A customer experiences Samsung Galaxy S8’s iris scanner during the media conference in Brazil on April 17. (Samsung Electronics)

Korean card companies including Samsung, KB, Hana and Lotte said they are not currently in discussion with Samsung Electronics in terms of using facial recognition technology for their financial transaction. 

Still, experts view the future biometric technologies will gradually move toward facial and voice recognition due to their convenience and universality. They are more convenient as users simply look at the screen or speak and more universal because most handsets have cameras and microphones. Not many phones have iris sensors or fingerprint scanners.

“Facial and voice recognition will also be mainstream in the future alongside iris and fingerprint. But, it needs more than four to five years for facial recognition to be solely used for financial transactions. For the time being, they will be used as additional certification methods,” Jin Seung-heon, a chief of Electronics and Telecommunications Research Institute’s information protection research unit.
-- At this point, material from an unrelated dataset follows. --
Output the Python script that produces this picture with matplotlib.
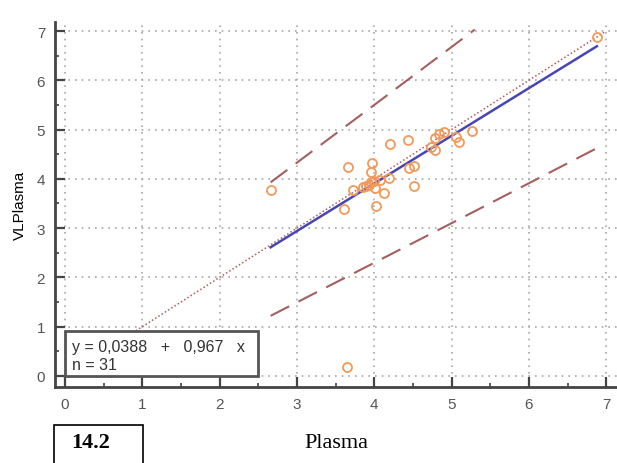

In March of 2015, Chinese tech giant Alibaba demonstrated its facial recognition technology for financial transactions during computer expo CeBIT for the first time in the world. But, it has not adopted the technology for any handsets yet.

Samsung has been adopting fingerprint sensors for its mobile payment Samsung Pay for Galaxy S6 in 2015 and iris scanners for the discontinued Note 7 and Galaxy S8.

“The fingerprint scanner has not frequently been used for Samsung Pay because it was not as convenient as expected. The use of biometric recognition will depend on how companies can make more convenient and advanced technologies,” said Lee Byung-tae, KAIST College of Business professor.

Korea Internet & Security Agency predicts that the Korean biometric recognition market will increase to 270 billion won ($239 million) in 2020 from 180 billion won in 2015.